# Pubs at Christmas



## Phanny55 (Dec 28, 2009)

We want to go away for a few days in between Christmas and New Year so can anyone recommend a good pub where we can park the motorhome at the back of (pref with electrics) in the Cotswolds, Hereford, South Wales, Oxfordshire, South West England etc.

Many thanks
Regards
Hazel


----------



## rosalan (Aug 24, 2009)

Yes I certainly can. Join or just look into the Motorhome Stopover club.
We joined quite recently and have so far sampled four different venues. They are free and well described in the handbook, all 460 of them. Outside of Motorhome Facts, joining them was the next best thing to French Aires.
Worth having a look anyway.
Alan


----------



## Phanny55 (Dec 28, 2009)

*Thanks*

Thanks Alan, where can I find the Motorhome Stopover info?
Regards
Hazel


----------



## brockley (Mar 6, 2009)

Agree with Alan. The only let down for us was a pub which had gone out of business, we didn't feel comfortable staying there. French Aires can disappear in just the same way though. For £30/year, Motorhome Stopover is well worth the money.


----------



## brockley (Mar 6, 2009)

Hazel, you can sign up online if you want. Just google Motorhome stopover.


----------



## Grizzly (May 9, 2005)

This list is a start:

http://www.ukcampsite.co.uk/articles/view.asp?id=117

Some are CLs /CSs rather than pub car parks but if you want a hook up that might be best. It's a funny site in that it is divided into UK regions and France is in the middle so keep scrolling down !

G


----------



## Spacerunner (Mar 18, 2006)

We are going to Holly Bush Park near Taunton for Christmas.

Its a small privately, laid back site.

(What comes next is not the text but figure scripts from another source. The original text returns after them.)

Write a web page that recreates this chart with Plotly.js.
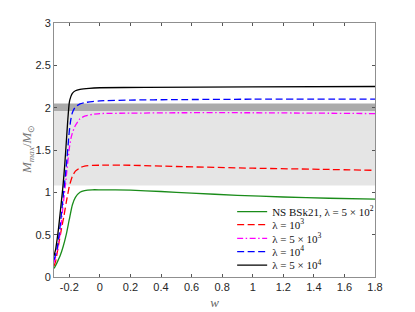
<!DOCTYPE html>
<html><head><meta charset="utf-8">
<script src="https://cdn.plot.ly/plotly-3.0.1.min.js"></script>
<style>html,body{margin:0;padding:0;background:#fff}#c{width:415px;height:312px}</style>
</head><body><div id="c"></div>
<script>
const wBlack = [-0.3,-0.29,-0.28,-0.27,-0.26,-0.25,-0.24,-0.23,-0.22,-0.21,-0.2,-0.19,-0.18,-0.16,-0.13,-0.07,0,0.3,1,1.8];
const mBlack = [0.25,0.32,0.44,0.58,0.75,0.92,1.1,1.32,1.58,1.85,2.06,2.13,2.17,2.2,2.215,2.228,2.235,2.24,2.245,2.25];
const wBlue = [-0.3,-0.28,-0.26,-0.24,-0.22,-0.2,-0.19,-0.18,-0.16,-0.13,-0.1,-0.05,0,0.2,0.5,1,1.8];
const mBlue = [0.2,0.33,0.6,0.95,1.3,1.72,1.86,1.94,2.01,2.045,2.06,2.072,2.08,2.09,2.095,2.1,2.1];
const wMag = [-0.3,-0.28,-0.26,-0.24,-0.22,-0.2,-0.19,-0.18,-0.17,-0.16,-0.13,-0.1,-0.05,0,0.2,0.5,1,1.8];
const mMag = [0.17,0.3,0.52,0.85,1.18,1.52,1.63,1.7,1.75,1.79,1.87,1.9,1.92,1.93,1.935,1.94,1.94,1.93];
const wRed = [-0.3,-0.29,-0.27,-0.25,-0.235,-0.22,-0.2,-0.18,-0.16,-0.13,-0.1,-0.05,0,0.2,0.5,1,1.5,1.8];
const mRed = [0.13,0.18,0.38,0.58,0.72,0.88,1.07,1.19,1.25,1.29,1.31,1.318,1.32,1.32,1.305,1.285,1.27,1.26];
const wGreen = [-0.3,-0.28,-0.26,-0.24,-0.22,-0.2,-0.18,-0.16,-0.13,-0.1,-0.05,0,0.2,0.4,0.6,0.9,1.2,1.5,1.8];
const mGreen = [0.1,0.17,0.25,0.36,0.5,0.68,0.85,0.94,1.0,1.02,1.03,1.03,1.025,1.01,0.99,0.965,0.945,0.93,0.92];
const lightBand = [1.08, 1.96];
const darkBand = [1.96, 2.05];
const xTickVals = [-0.2,0,0.2,0.4,0.6,0.8,1,1.2,1.4,1.6,1.8];
const xTickText = ['-0.2','0','0.2','0.4','0.6','0.8','1','1.2','1.4','1.6','1.8'];
const yTickVals = [0,0.5,1,1.5,2,2.5,3];
const yTickText = ['0','0.5','1','1.5','2','2.5','3'];
const names = ['NS BSk21, λ = 5 × 10<sup>2</sup>','λ = 10<sup>3</sup>','λ = 5 × 10<sup>3</sup>','λ = 10<sup>4</sup>','λ = 5 × 10<sup>4</sup>'];
const yTitle = '<i>M<sub>max</sub></i>/<i>M</i><sub>⊙</sub>';

const sm = {shape:'spline', smoothing:0.5, width:1.3};
const legendIds = ['legend','legend2','legend3','legend4','legend5'];
const traces = [
  {x:wGreen,y:mGreen,name:names[0],legend:legendIds[0],mode:'lines',line:Object.assign({color:'#1a8c1a'},sm)},
  {x:wRed,y:mRed,name:names[1],legend:legendIds[1],mode:'lines',line:Object.assign({color:'#ff0000',dash:'7px,3.5px'},sm)},
  {x:wMag,y:mMag,name:names[2],legend:legendIds[2],mode:'lines',line:Object.assign({color:'#ff00ff',dash:'6px,2.5px,1.5px,2.5px'},sm)},
  {x:wBlue,y:mBlue,name:names[3],legend:legendIds[3],mode:'lines',line:Object.assign({color:'#0000ff',dash:'7px,3.5px'},sm)},
  {x:wBlack,y:mBlack,name:names[4],legend:legendIds[4],mode:'lines',line:Object.assign({color:'#000000'},sm)}
];
const axisCommon = {showgrid:false, zeroline:false, showline:true, linecolor:'#8f8f8f', linewidth:1, mirror:'ticks', ticks:'inside', ticklen:3, tickcolor:'#555', tickfont:{family:'Liberation Sans, Arial', size:11, color:'#262626'}};
const layout = {
  width:415, height:312, margin:{l:54, r:40, t:23, b:35},
  paper_bgcolor:'#fff', plot_bgcolor:'#fff', showlegend:true,
  xaxis:Object.assign({range:[-0.3,1.8], tickvals:xTickVals, ticktext:xTickText,
    title:{text:'<i>w</i>', font:{family:'Liberation Serif', size:13, color:'#666'}, standoff:5}}, axisCommon),
  yaxis:Object.assign({range:[0,3], tickvals:yTickVals, ticktext:yTickText}, axisCommon),
  annotations:[{text:yTitle, xref:'paper', yref:'paper', x:-0.084, y:0.5, xanchor:'center', yanchor:'middle', textangle:-90, showarrow:false,
    font:{family:'Liberation Serif', size:13, color:'#777'}}],
  shapes:[
    {type:'rect', xref:'paper', yref:'y', x0:0, x1:1, y0:lightBand[0], y1:lightBand[1], fillcolor:'#e5e5e5', line:{width:0}, layer:'below'},
    {type:'rect', xref:'paper', yref:'y', x0:0, x1:1, y0:darkBand[0], y1:darkBand[1], fillcolor:'#ababab', line:{width:0}, layer:'below'}
  ]
};
const legY = [0.257, 0.206, 0.152, 0.0996, 0.047];
legendIds.forEach((id, i) => {
  layout[id] = {x:0.555, xanchor:'left', y:legY[i], yanchor:'middle', bgcolor:'rgba(0,0,0,0)', borderwidth:0,
    font:{family:'Liberation Serif', size:11, color:'#111'}, itemwidth:30};
});
Plotly.newPlot('c', traces, layout, {staticPlot:true, displayModeBar:false});
</script></body></html>
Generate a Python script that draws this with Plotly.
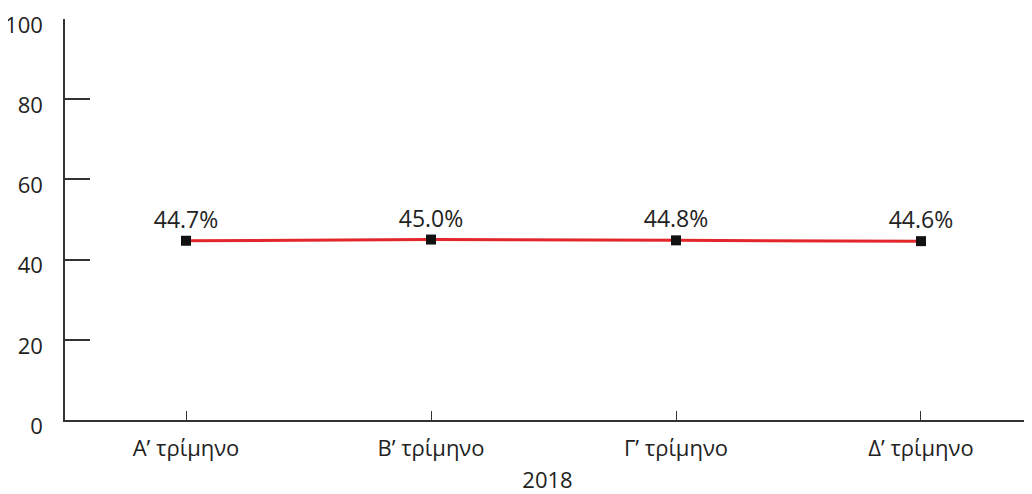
import plotly.graph_objects as go

categories = ["Α\u2019 τρίμηνο", "Β\u2019 τρίμηνο", "Γ\u2019 τρίμηνο", "Δ\u2019 τρίμηνο"]
values = [44.7, 45.0, 44.8, 44.6]
labels = ["44.7%", "45.0%", "44.8%", "44.6%"]
y_ticks = [0, 20, 40, 60, 80, 100]
x_title = "2018"

font_family = "Open Sans, Noto Sans, sans-serif"

fig = go.Figure()
fig.add_trace(go.Scatter(
    x=categories, y=values, mode="lines+markers+text",
    line=dict(color="#e3262b", width=3),
    marker=dict(symbol="square", size=10, color="#111111"),
    text=labels, textposition="top center",
    textfont=dict(size=23, color="#222222", family=font_family),
    cliponaxis=False, showlegend=False,
))

# page body has an 8px margin; offsets compensate
fig.update_layout(
    width=1024, height=486,
    margin=dict(l=57, r=2, t=11, b=74),
    paper_bgcolor="white", plot_bgcolor="white",
    font=dict(family=font_family, size=22, color="#222222"),
    xaxis=dict(
        range=[-0.494, 3.445],
        showgrid=False, zeroline=False, automargin=False,
        showline=True, linecolor="#333333", linewidth=1.5,
        ticks="inside", ticklen=9, tickwidth=1.2, tickcolor="#333333",
        title=dict(text=x_title, font=dict(size=22), standoff=14),
        tickfont=dict(size=22), ticklabelstandoff=8,
    ),
    yaxis=dict(
        range=[0, 100], tickvals=y_ticks,
        showgrid=False, zeroline=False, automargin=False,
        showline=True, linecolor="#333333", linewidth=1.5,
        ticks="inside", ticklen=25, tickwidth=1.5, tickcolor="#333333",
        tickfont=dict(size=22), ticklabelstandoff=16,
        ticklabelshift=6, ticklabeloverflow="allow",
    ),
)

fig.write_html("out.html")
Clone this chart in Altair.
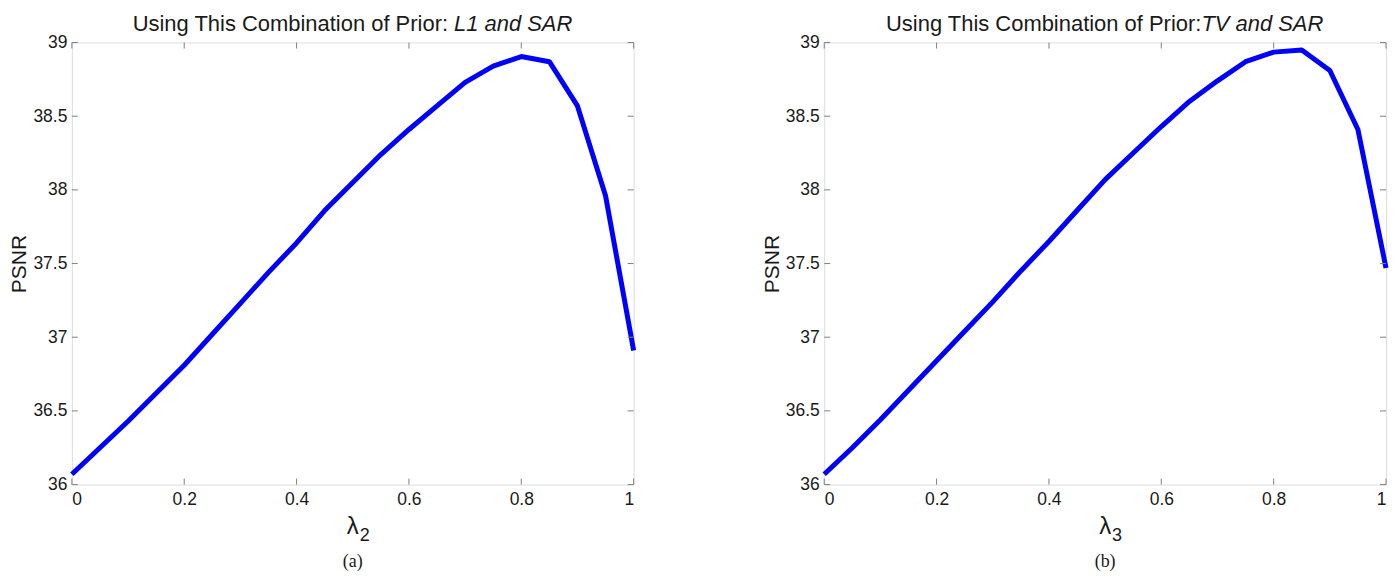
import altair as alt
import pandas as pd

# ---- data ----
lam = [0.0, 0.05, 0.1, 0.15, 0.2, 0.25, 0.3, 0.35, 0.4, 0.45, 0.5,
       0.55, 0.6, 0.65, 0.7, 0.75, 0.8, 0.85, 0.9, 0.95, 1.0]
psnr_a = [36.07, 36.25, 36.43, 36.62, 36.81, 37.02, 37.23, 37.44, 37.64, 37.86, 38.05,
          38.24, 38.41, 38.57, 38.73, 38.84, 38.905, 38.87, 38.57, 37.96, 36.91]
psnr_b = [36.07, 36.25, 36.44, 36.64, 36.84, 37.04, 37.24, 37.45, 37.65, 37.86, 38.07,
          38.25, 38.43, 38.60, 38.74, 38.87, 38.935, 38.95, 38.81, 38.41, 37.47]
x_ticks = [0, 0.2, 0.4, 0.6, 0.8, 1]
y_ticks = [36, 36.5, 37, 37.5, 38, 38.5, 39]

W, H = 563, 443
FONT = "Liberation Sans"
GREY = "#7f7f7f"
TXT = "#1a1a1a"


def panel(yvals, title_plain, title_ital, plain_end, ital_start, sub, caption):
    df = pd.DataFrame({"lam": lam, "psnr": yvals})
    xt = pd.DataFrame({"t": x_ticks})
    yt = pd.DataFrame({"t": y_ticks})
    xs = alt.Scale(domain=[0, 1], nice=False, zero=False)
    ys = alt.Scale(domain=[36, 39], nice=False, zero=False)

    line = alt.Chart(df).mark_line(color="#0000ff", strokeWidth=5, strokeJoin="round").encode(
        x=alt.X("lam:Q", scale=xs,
                axis=alt.Axis(values=x_ticks, format="~g", domain=False, ticks=False, grid=False,
                              labelFont=FONT, labelFontSize=17.5, labelColor=TXT, labelPadding=6,
                              title=None)),
        y=alt.Y("psnr:Q", scale=ys,
                axis=alt.Axis(values=y_ticks, format="~g", domain=False, ticks=False, grid=False,
                              labelFont=FONT, labelFontSize=17.5, labelColor=TXT, labelPadding=5,
                              title="PSNR", titleFont=FONT, titleFontSize=21,
                              titleFontWeight="normal", titleColor=TXT, titlePadding=3)),
    )
    tb = alt.Chart(xt).mark_rule(color=GREY, strokeWidth=1).encode(
        x=alt.X("t:Q", scale=xs), y=alt.value(H), y2=alt.value(H - 6))
    tt = alt.Chart(xt).mark_rule(color=GREY, strokeWidth=1).encode(
        x=alt.X("t:Q", scale=xs), y=alt.value(0), y2=alt.value(6))
    tl = alt.Chart(yt).mark_rule(color=GREY, strokeWidth=1).encode(
        y=alt.Y("t:Q", scale=ys), x=alt.value(0), x2=alt.value(6))
    tr = alt.Chart(yt).mark_rule(color=GREY, strokeWidth=1).encode(
        y=alt.Y("t:Q", scale=ys), x=alt.value(W), x2=alt.value(W - 6))

    def txt(s, **kw):
        return alt.Chart(pd.DataFrame({"s": [s]})).mark_text(**kw).encode(text="s:N")

    t1 = txt(title_plain, font=FONT, fontSize=22, color=TXT, align="right", baseline="middle").encode(
        x=alt.value(plain_end), y=alt.value(-19))
    t2 = txt(title_ital, font=FONT, fontSize=22, fontStyle="italic", color=TXT, align="left",
             baseline="middle").encode(x=alt.value(ital_start), y=alt.value(-19))
    l1 = txt("λ", font=FONT, fontSize=24, color=TXT, align="center", baseline="middle").encode(
        x=alt.value(W / 2), y=alt.value(H + 43))
    l2 = txt(sub, font=FONT, fontSize=18, color=TXT, align="left", baseline="middle").encode(
        x=alt.value(W / 2 + 7), y=alt.value(H + 52))
    cap = txt(caption, font="Liberation Serif", fontSize=18, color=TXT, align="center",
              baseline="middle").encode(x=alt.value(W / 2), y=alt.value(H + 78))

    return alt.layer(line, tb, tt, tl, tr, t1, t2, l1, l2, cap).properties(width=W, height=H)


left = panel(psnr_a, "Using This Combination of Prior:", "L1 and SAR", 377, 383, "2", "(a)")
right = panel(psnr_b, "Using This Combination of Prior:", "TV and SAR", 378, 378, "3", "(b)")

chart = alt.hconcat(left, right, spacing=191, bounds="flush").properties(
    padding={"left": 0, "right": 0, "top": 3, "bottom": 0}
).configure_view(stroke=GREY, strokeWidth=1).configure(background="white")

chart.save("out.html", embed_options={"renderer": "svg", "actions": False})
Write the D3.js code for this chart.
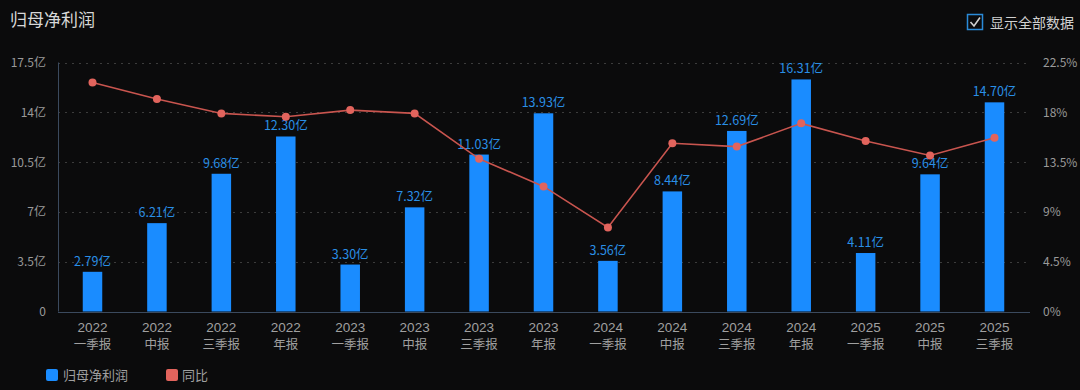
<!DOCTYPE html>
<html><head><meta charset="utf-8">
<script src="https://cdn.jsdelivr.net/npm/d3@7"></script>
<style>
html,body{margin:0;padding:0;background:#0b0b0c;}
svg{display:block;font-family:"Noto Sans CJK SC","Noto Sans",sans-serif;}
</style></head>
<body>
<svg id="c" width="1080" height="390"></svg>
<script>
const years = ["2022","2022","2022","2022","2023","2023","2023","2023","2024","2024","2024","2024","2025","2025","2025"];
const periods = ["一季报","中报","三季报","年报","一季报","中报","三季报","年报","一季报","中报","三季报","年报","一季报","中报","三季报"];
const profit = [2.79,6.21,9.68,12.30,3.30,7.32,11.03,13.93,3.56,8.44,12.69,16.31,4.11,9.64,14.70];
const yoy = [20.7,19.2,17.9,17.6,18.2,17.9,13.8,11.3,7.6,15.2,14.9,17.0,15.4,14.1,15.7];
const leftTicks = [0,3.5,7,10.5,14,17.5];
const leftTickLabels = ["0","3.5亿","7亿","10.5亿","14亿","17.5亿"];
const rightTicks = [0,4.5,9,13.5,18,22.5];
const rightTickLabels = ["0%","4.5%","9%","13.5%","18%","22.5%"];

const svg = d3.select("#c");
const L = 58, R = 1030, T = 62.5, B = 311.5;
const cats = d3.range(profit.length);
const xc = d3.scalePoint().domain(cats).range([92.5, 994.5]);
const y = d3.scaleLinear().domain([0,17.5]).range([B,T]);
const y2 = d3.scaleLinear().domain([0,22.5]).range([B,T]);
const bw = 19.5;

// title
svg.append("text").attr("x",10).attr("y",26).attr("fill","#d8d8d8").attr("font-size",17).text("归母净利润");
// checkbox
svg.append("rect").attr("x",967.5).attr("y",14.5).attr("width",15).attr("height",15).attr("fill","none").attr("stroke","#2a8ad8").attr("stroke-width",1.5);
svg.append("path").attr("d","M970.5 22 L974 26 L980 17.5").attr("fill","none").attr("stroke","#d0d0d0").attr("stroke-width",1.6);
svg.append("text").attr("x",990).attr("y",28).attr("fill","#d0d0d0").attr("font-size",14).text("显示全部数据");

// grid
svg.append("g").selectAll("line").data(leftTicks.filter(d=>d>0)).join("line")
  .attr("x1",L).attr("x2",R).attr("y1",d=>Math.round(y(d))+0.5).attr("y2",d=>Math.round(y(d))+0.5)
  .attr("stroke","#3c3c3c").attr("stroke-dasharray","2,5");
// axis lines
svg.append("line").attr("x1",L+0.5).attr("x2",L+0.5).attr("y1",T).attr("y2",B).attr("stroke","#3b4a5e");
svg.append("line").attr("x1",L).attr("x2",R).attr("y1",Math.round(B)+0.5).attr("y2",Math.round(B)+0.5).attr("stroke","#3b4a5e");

// left ticks
svg.append("g").selectAll("text").data(leftTicks).join("text")
  .attr("x",46).attr("y",d=>y(d)+4.5).attr("text-anchor","end")
  .attr("fill","#9a9a9a").attr("font-size",12).text((d,i)=>leftTickLabels[i]);
// right ticks
svg.append("g").selectAll("text").data(rightTicks).join("text")
  .attr("x",1043).attr("y",d=>y2(d)+4.5).attr("text-anchor","start")
  .attr("fill","#9a9a9a").attr("font-size",12).text((d,i)=>rightTickLabels[i]);

// x labels (two separate lines)
svg.append("g").selectAll("text").data(cats).join("text")
  .attr("x",d=>xc(d)).attr("y",331.5).attr("text-anchor","middle")
  .attr("font-family","'Liberation Sans',sans-serif")
  .attr("fill","#a0a0a0").attr("font-size",13.5).text(d=>years[d]);
svg.append("g").selectAll("text").data(cats).join("text")
  .attr("x",d=>xc(d)).attr("y",349).attr("text-anchor","middle")
  .attr("fill","#a0a0a0").attr("font-size",12.5).text(d=>periods[d]);

// bars
svg.append("g").selectAll("rect").data(cats).join("rect")
  .attr("x",d=>xc(d)-bw/2).attr("width",bw)
  .attr("y",d=>y(profit[d])).attr("height",d=>B-y(profit[d]))
  .attr("fill","#1a8cff");
// bar labels
svg.append("g").selectAll("text").data(cats).join("text")
  .attr("x",d=>xc(d)).attr("y",d=>y(profit[d])-6).attr("text-anchor","middle")
  .attr("fill","#2a8fe6").attr("font-size",12.5).text(d=>profit[d].toFixed(2)+"亿");

// line
const line = d3.line().x(d=>xc(d)).y(d=>y2(yoy[d]));
svg.append("path").datum(cats).attr("d",line).attr("fill","none").attr("stroke","#c9554f").attr("stroke-width",1.6);
svg.append("g").selectAll("circle").data(cats).join("circle")
  .attr("cx",d=>xc(d)).attr("cy",d=>y2(yoy[d])).attr("r",4).attr("fill","#e2645d");

// legend
svg.append("rect").attr("x",46).attr("y",369).attr("width",12).attr("height",12).attr("rx",2).attr("fill","#1a8cff");
svg.append("text").attr("x",63).attr("y",380).attr("fill","#a0a0a0").attr("font-size",13).text("归母净利润");
svg.append("rect").attr("x",166).attr("y",369).attr("width",12).attr("height",12).attr("rx",2).attr("fill","#e2645d");
svg.append("text").attr("x",182).attr("y",380).attr("fill","#a0a0a0").attr("font-size",13).text("同比");
</script>
</body></html>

Best of all there is a super 15th century inn 100 yards along the road.

The inn is unspoilt and very hospitable, the staff very friendly and it only closes on Christmas day, and serves good wholesome food whenever it is open.


----------



## Forrester (Aug 18, 2006)

*Pubs at Xmas*

I can reccomend "The Blacksmiths Arms" At Alvington on the A48 between Gloucester & Chepstow.
It has a site at the rear of the pub inc. hook-up, water & waste facilities, usual charge £10/night but may be more over Xmas.
Real ales & excellent food at reasonable prices.
Handy for the Forest of Dean, Lydney & Chepstow.
See www.blacksmithsarmsalvington.co.uk for details.
Forrester.


----------